No me des lecciones, muchacho, fue el primer pensamiento del reverendo Greene. Sin embargo, supo apreciar la validez del razonamiento de aquel hombre. Quizá no fuese mala idea, después de todo.
—De acuerdo —accedió, amenazante—. Pero sólo les daremos cinco litros por persona. Ni uno más. Y no es negociable. O aceptan eso u ordenaré a mi Guardia Verde que los extermine sin contemplación. Seré como el viñador arrancando la mala hierba de entre sus vides. —Diciendo esto, se metió de nuevo en el Hummer, sin mirar a nadie más.
Satisfecho, el abogado corrió de nuevo al otro lado del muro, donde los ilotas le esperaban, expectantes. Al llegar les transmitió la oferta del reverendo Greene en pocas palabras. Los ilotas debatieron durante unos segundos, con gestos hoscos, y finalmente aceptaron.
—De acuerdo —dijo Mendoza—. Dile a tu reverendo Greene que aceptamos. Pero esto no ha acabado.
El abogado asintió, aliviado.
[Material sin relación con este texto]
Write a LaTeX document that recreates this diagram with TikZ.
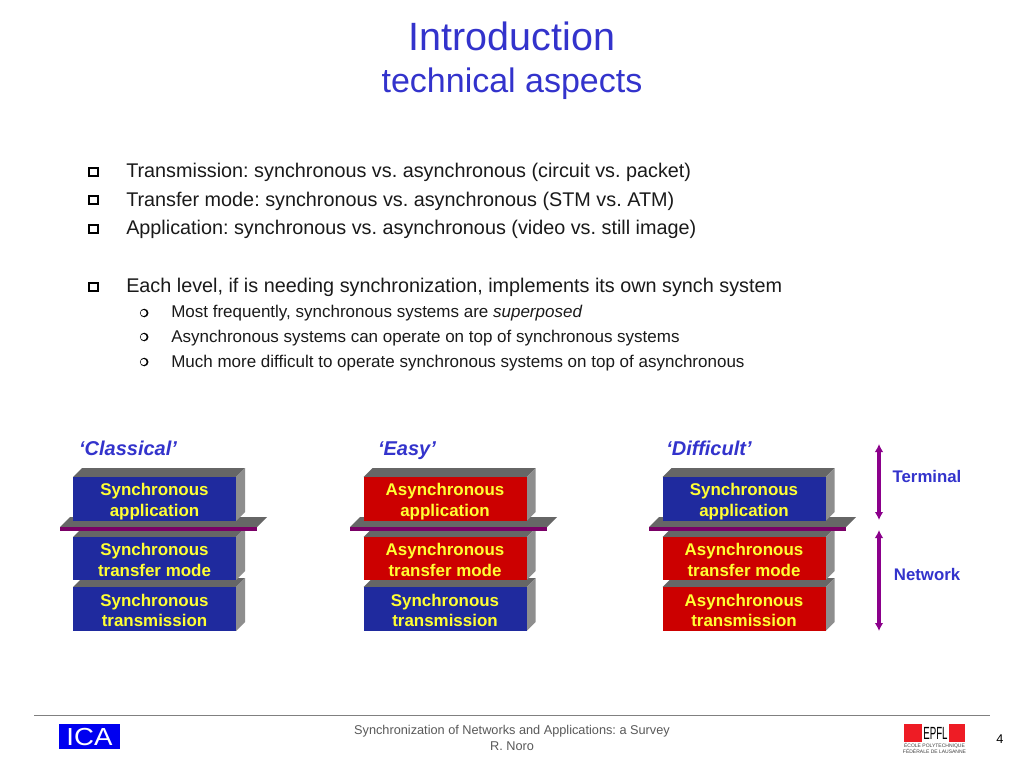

Mientras se alejaba, oyó que Mendoza le llamaba a sus espaldas.
—¡Por cierto! —El mexicano aún permanecía en el mismo sitio, con una sonrisa orgullosa en la cara—. Dele recuerdos a Lucía de parte de Carlos Mendoza. Dígale que la recuerdo con mucho cariño y que espero poder verla muy pronto. Su visita será bienvenida.
Y dicho esto se alejó, dejando al abogado con una expresión confundida y un remolino de sentimientos inquietos bailando en su corazón.